Hasta que uno no está a menos de treinta metros el complejo de ruinas es inexistente. Recién se comienza a distinguir en toda su plenitud cuando el sendero principal deja a un lado los enormes árboles con sus lianas incluidas, y la frondosa y verde vegetación se abre a un enorme playón alfombrado (de algo muy parecido al césped), punto desde donde no sólo se aprecia el magnífico templo central, sino también los demás edificios del complejo. No vamos a hacer historia aquí, porque para eso está google, pero lo cierto es que las ruinas de Palenque recién fueron puestas bajo la lupa por los civilizados hombres de lejos en el año 1773, es decir casi un par de siglos después de fundada la cercana población que lleva el mismo nombre.
Cuando nosotros llegamos, pasadas las 8:30 si de algo estaba alfombrado el lugar era de turistas. Llegados desde donde uno se imagine. Sacar una foto sin que se cruce algún gringo o europeo fue casi una odisea. Y no se pudo, porque cuando estos no se cruzaban sí lo hacía algún argentino o mexicano. En fin, así es la cosa. Lo cierto es que le sacamos el jugo a la entrada, no por el costo, sino porque el lugar realmente se merece que uno se tome un merecido tiempo para recorrer cada rincón, cada edificio, mirar cada relieve y admirar cada panorámica.

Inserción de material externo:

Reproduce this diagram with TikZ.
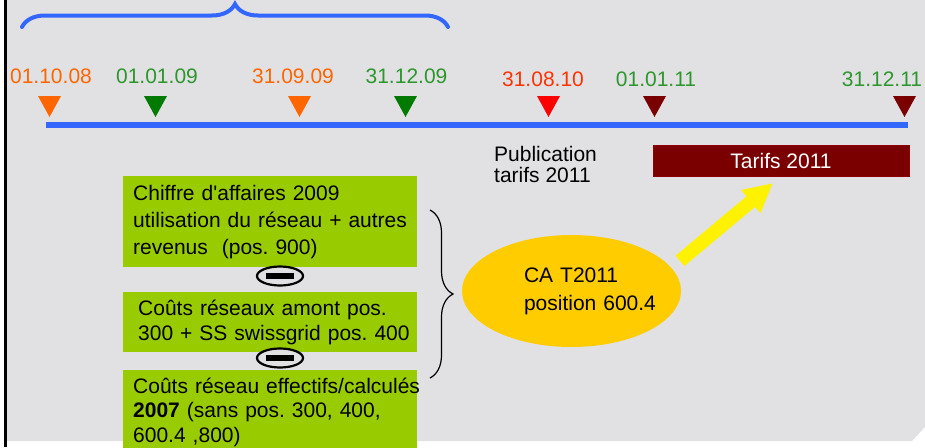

Si algo no eran estos mayas es tontos. Hay que estar allí para admirar los lugares que escogieron para levantar sus ciudades y templos políticos y religiosos. A uno realmente se le cae la mandíbula al recorrer con la mirada los alrededores de estas ciudadelas. Sentarse en un altar de piedra corroído por el tiempo y mirar el paisaje que se abre alrededor es realmente sobrecogedor. (Y mirar las muchachas que máquina en mano no le dan respiro al gatillo, ni hablar). En medio de ese ambiente, obviamente están los infaltables vendedores ambulantes, que ofrecen máscaras, calendarios mayas en el soporte que se imaginen, pulseritas, anillos, plumas pintadas con una amplia paleta de colores, estatuillas, mini pirámides, además de decenas de niños que recorren los senderos vendiendo a tres por diez pesos colgantes de cerámica con los signos del zodíaco, obviamente con figuras mayas.

Recorrer cada uno de los numerosos templos lleva un buen tiempo, además hay que estar más o menos en estado porque todos los edificios (muy bien conservados algunos) tienen interminables escaleras, con peldaños cortitos que te dejan las pantorrillas a la puerca miseria. Como una imagen dice más que mil palabras, preferimos que disfruten de las fotos que tomamos (si bien es cierto que también tomamos otras cosas) y gocen como lo hicimos nosotros durante las varias horas que le dedicamos a las ruinas de Palenque.

Pero como no somos ningunos improvisados y a nosotros no nos embaucan así nomás, con la mejor cara de malos que nos salió exigimos a la empresa de turismo que contratamos que, por lo menos y teniendo en cuenta lo que nos habían cobrado, nos llevaran a las cataratas de Agua Azul y a un par de cascadas. “Pos eso está incluido, manitos”, nos dijo el chofer con cara de fastidio, dejándonos ante los demás pasajeros como un par de nabos. Las cataratas son bajitas, también las cascadas, pero su belleza está en que son escalonadas y en cada remanso el agua se ve de un color distinto, lo cual las hace un espectáculo digno de no dejar de visitarse. Eso sí, hay que bancarse el viajecito de unos 60 kilómetros desde las ruinas hasta estos paraísos, recorrido que la combi va como cuete, entre curvas y contracurvas, y para colmo en esa región a determinada hora siempre llueve. Si uno no larga las enchiladas por la ventana en este tramo puede considerarse un héroe, porque el revoltijo de tripas es tremendo.
Al costado de la ruta, finita y en bastante mal estado, hay muchos puestitos de artesanías, también vendedores de camisas de una tela especial y remeras con la infaltable cara de Marcos estampada en la espalda. En este tramo, en no pocas veces, nos cruzamos con los verdes Hummer del ejército mexicano, con soldados sentados en fila empuñando gruesos fusiles y en las alturas uno de ellos acariciando una intimidante ametralladora (o como se llamen).
Amigos, si andan por México no pueden dejar de visitar Palenque, no tanto el pueblo, que no tiene demasiados atractivos que digamos (más allá de un parque de diversiones donde por poca plata le pueden a uno correr la cortina y dejar al desnudo a la mujer de tres pechos o a una serpiente con cabeza de mujer).
Después de dos días de palenquear de lo lindo, partimos en otro autobús (que nos hizo acordar a los colectivos de El Zorzal) hacia Tulúm, un paradisíaco lugar que nos tenía preparadas otras aventuras.